**Objective:** Reproduce every line in the listing that contains the word "with".

Charts and diagrams as code

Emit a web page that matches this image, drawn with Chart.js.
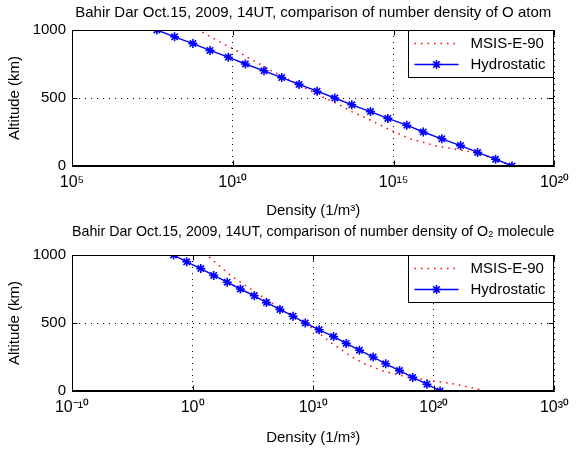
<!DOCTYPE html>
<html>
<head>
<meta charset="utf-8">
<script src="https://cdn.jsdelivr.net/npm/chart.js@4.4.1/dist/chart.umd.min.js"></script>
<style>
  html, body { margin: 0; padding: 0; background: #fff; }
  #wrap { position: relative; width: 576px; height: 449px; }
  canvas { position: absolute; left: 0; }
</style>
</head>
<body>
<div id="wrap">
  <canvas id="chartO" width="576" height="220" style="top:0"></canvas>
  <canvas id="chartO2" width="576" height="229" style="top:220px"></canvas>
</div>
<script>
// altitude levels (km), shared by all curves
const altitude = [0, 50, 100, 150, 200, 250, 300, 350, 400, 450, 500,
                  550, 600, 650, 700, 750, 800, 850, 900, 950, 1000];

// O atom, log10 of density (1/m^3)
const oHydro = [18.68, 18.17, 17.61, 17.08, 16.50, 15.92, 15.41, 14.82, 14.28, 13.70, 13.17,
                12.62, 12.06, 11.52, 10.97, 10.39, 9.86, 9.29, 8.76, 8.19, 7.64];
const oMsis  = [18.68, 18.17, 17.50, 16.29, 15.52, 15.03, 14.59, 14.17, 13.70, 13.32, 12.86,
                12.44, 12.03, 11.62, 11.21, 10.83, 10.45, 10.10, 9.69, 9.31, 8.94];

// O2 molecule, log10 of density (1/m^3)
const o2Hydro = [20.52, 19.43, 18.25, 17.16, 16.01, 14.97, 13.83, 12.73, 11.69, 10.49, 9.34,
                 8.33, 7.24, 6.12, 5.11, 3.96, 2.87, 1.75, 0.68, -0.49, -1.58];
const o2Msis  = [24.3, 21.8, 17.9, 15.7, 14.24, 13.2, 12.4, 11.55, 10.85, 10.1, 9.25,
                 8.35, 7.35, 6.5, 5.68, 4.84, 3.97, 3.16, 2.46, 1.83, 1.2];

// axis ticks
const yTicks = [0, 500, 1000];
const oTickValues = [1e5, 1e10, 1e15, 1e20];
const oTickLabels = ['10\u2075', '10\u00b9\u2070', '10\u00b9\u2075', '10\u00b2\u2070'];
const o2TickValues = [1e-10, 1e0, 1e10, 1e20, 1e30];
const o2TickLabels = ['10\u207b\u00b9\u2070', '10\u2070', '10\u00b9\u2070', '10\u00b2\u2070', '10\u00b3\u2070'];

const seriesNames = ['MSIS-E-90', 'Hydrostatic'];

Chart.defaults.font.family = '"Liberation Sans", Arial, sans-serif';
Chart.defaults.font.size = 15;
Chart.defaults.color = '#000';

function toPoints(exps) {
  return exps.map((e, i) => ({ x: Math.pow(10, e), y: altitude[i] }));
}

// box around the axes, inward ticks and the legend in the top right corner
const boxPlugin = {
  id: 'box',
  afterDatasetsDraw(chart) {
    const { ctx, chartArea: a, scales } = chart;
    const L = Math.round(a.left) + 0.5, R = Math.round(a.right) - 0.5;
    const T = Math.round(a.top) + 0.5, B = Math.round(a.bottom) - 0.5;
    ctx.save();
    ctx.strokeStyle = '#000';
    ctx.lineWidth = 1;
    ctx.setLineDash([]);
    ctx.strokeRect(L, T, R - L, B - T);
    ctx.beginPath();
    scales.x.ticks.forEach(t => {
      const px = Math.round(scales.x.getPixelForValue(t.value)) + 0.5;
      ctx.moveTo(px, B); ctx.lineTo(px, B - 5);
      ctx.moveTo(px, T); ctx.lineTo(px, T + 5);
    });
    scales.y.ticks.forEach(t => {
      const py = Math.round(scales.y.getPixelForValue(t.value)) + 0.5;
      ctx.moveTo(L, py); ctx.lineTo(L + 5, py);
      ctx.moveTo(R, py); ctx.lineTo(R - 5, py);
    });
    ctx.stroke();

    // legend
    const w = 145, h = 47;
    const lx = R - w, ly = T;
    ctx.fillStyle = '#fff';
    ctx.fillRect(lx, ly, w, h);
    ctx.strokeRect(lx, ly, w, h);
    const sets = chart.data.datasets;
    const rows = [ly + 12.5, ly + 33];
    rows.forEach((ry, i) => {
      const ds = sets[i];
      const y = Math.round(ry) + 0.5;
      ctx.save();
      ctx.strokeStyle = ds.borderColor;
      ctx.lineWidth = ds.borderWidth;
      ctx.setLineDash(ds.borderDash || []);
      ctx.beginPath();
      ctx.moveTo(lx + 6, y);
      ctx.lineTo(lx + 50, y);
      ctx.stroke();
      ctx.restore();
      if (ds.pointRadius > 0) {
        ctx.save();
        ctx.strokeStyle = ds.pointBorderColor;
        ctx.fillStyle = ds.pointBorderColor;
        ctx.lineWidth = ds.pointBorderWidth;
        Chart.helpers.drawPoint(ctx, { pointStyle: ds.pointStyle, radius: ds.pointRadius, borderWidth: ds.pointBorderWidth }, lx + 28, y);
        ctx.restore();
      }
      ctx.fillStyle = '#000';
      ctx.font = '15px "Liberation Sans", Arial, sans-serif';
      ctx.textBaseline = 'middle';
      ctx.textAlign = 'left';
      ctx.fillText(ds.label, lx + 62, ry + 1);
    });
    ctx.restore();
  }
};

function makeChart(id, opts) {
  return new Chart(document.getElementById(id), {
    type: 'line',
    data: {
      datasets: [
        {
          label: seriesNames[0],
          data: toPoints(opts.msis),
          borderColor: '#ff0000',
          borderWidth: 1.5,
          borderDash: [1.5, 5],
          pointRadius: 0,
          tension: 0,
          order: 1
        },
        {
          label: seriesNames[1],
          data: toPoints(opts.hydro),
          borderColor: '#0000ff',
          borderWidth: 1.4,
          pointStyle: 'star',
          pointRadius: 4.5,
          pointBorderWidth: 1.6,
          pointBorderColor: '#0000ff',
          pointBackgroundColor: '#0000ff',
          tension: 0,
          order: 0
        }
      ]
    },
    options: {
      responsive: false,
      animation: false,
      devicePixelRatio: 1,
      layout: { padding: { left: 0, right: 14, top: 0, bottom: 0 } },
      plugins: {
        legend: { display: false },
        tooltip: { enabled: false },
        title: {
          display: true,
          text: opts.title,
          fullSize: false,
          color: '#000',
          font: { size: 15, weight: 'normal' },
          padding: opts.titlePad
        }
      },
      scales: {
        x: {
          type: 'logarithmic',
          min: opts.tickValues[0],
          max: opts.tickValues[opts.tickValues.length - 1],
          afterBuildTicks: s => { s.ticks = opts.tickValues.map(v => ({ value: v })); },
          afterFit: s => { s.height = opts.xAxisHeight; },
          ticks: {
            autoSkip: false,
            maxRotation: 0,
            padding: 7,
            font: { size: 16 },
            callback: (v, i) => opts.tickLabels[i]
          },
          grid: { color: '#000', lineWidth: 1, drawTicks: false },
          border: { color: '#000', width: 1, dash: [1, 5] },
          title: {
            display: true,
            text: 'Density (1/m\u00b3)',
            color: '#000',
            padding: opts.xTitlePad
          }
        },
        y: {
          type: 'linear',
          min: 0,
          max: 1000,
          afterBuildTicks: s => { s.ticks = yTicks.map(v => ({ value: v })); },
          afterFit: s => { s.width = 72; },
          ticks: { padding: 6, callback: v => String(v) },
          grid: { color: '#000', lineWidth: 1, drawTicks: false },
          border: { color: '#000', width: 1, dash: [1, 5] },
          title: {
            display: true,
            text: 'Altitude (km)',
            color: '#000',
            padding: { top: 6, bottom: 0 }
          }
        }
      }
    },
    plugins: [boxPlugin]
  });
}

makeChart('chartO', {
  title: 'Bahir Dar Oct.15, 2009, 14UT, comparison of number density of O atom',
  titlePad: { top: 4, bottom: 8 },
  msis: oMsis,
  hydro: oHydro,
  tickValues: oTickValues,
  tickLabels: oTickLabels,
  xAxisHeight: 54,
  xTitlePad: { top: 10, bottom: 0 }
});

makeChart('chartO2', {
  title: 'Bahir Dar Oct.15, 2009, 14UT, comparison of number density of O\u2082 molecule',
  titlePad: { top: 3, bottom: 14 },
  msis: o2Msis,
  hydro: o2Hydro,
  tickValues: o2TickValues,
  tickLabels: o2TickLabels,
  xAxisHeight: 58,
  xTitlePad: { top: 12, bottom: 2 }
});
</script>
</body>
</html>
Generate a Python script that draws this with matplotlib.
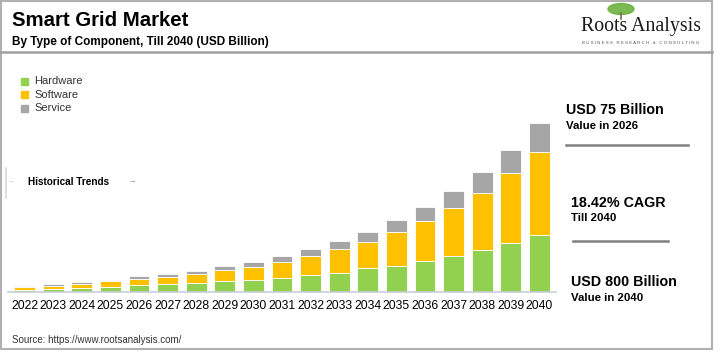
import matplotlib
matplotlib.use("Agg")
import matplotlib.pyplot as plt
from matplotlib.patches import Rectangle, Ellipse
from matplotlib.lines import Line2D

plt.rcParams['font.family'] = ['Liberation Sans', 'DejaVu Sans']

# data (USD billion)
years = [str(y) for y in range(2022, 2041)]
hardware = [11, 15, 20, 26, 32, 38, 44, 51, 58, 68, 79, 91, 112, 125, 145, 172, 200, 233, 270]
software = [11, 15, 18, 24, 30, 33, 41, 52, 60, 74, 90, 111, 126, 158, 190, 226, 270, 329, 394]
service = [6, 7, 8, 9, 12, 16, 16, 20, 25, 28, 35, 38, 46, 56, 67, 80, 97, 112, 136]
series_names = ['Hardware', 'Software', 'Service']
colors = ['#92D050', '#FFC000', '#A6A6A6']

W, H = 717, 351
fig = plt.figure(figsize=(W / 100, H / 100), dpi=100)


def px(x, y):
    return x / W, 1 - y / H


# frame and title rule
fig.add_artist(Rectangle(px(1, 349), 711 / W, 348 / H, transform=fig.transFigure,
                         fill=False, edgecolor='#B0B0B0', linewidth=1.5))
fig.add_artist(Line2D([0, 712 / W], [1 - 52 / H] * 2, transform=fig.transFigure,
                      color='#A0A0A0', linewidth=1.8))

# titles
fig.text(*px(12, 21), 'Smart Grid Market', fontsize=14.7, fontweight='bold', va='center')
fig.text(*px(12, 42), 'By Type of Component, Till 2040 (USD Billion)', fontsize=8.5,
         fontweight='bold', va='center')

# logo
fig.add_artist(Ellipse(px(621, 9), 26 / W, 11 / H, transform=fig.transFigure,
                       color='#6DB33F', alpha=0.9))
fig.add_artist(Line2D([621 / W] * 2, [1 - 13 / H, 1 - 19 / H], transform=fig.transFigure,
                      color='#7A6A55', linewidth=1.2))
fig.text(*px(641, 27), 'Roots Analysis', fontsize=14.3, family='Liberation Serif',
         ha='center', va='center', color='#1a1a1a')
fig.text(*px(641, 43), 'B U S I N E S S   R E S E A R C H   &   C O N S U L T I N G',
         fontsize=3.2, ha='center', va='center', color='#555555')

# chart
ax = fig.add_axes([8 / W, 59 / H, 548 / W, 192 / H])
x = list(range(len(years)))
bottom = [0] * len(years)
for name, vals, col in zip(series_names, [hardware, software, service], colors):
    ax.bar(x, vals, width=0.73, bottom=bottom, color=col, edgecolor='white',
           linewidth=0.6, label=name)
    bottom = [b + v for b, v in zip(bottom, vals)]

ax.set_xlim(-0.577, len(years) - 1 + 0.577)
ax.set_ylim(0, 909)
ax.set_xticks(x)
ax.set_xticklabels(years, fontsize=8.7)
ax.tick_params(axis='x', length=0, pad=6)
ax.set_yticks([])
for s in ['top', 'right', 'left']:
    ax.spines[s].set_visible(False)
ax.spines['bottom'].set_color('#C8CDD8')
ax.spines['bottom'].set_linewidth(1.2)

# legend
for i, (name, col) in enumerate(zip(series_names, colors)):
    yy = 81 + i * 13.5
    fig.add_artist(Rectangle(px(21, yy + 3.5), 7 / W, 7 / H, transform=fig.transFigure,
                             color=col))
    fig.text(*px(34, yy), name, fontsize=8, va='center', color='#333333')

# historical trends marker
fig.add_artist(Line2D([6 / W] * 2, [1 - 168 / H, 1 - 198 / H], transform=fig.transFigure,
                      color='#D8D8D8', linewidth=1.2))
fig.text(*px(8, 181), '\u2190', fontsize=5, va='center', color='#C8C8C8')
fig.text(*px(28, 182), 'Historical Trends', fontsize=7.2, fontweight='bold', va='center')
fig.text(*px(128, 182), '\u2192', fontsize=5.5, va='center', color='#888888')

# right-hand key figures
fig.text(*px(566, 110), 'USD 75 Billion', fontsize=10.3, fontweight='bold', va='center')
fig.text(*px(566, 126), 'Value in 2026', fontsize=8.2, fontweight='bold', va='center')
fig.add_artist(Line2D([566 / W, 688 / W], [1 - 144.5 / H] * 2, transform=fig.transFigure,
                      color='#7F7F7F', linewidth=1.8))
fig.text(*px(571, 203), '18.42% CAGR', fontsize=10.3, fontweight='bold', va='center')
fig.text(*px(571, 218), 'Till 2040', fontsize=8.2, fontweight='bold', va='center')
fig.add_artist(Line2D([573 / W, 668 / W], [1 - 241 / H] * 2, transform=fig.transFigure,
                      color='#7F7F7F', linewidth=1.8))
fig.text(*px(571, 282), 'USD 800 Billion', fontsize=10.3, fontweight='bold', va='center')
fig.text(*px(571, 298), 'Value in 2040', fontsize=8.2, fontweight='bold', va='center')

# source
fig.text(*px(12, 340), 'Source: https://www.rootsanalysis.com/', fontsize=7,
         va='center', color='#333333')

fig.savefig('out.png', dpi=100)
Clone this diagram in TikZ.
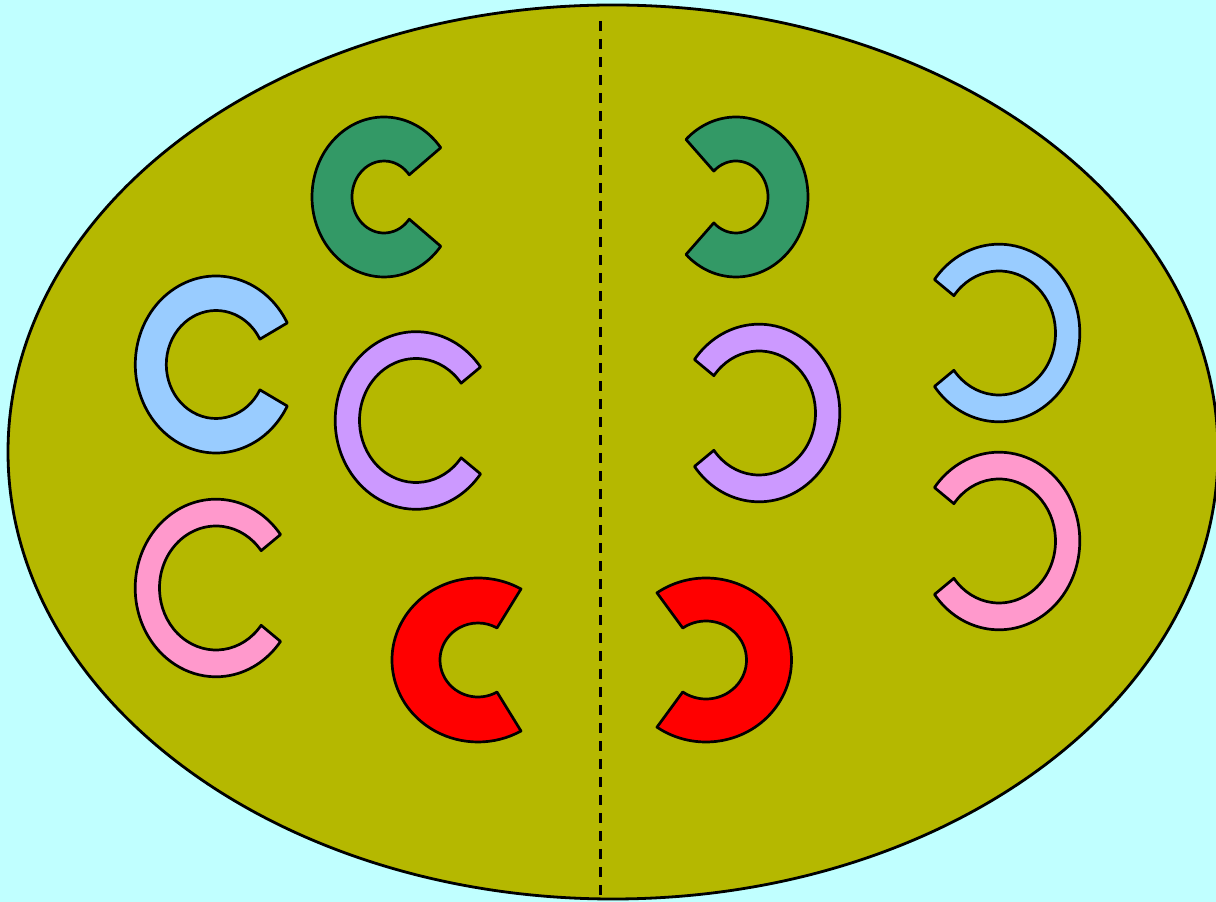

**Solution to the exercise:**
Emit a web page that matches this image, drawn with Chart.js.
Generate a Python script that draws this with matplotlib.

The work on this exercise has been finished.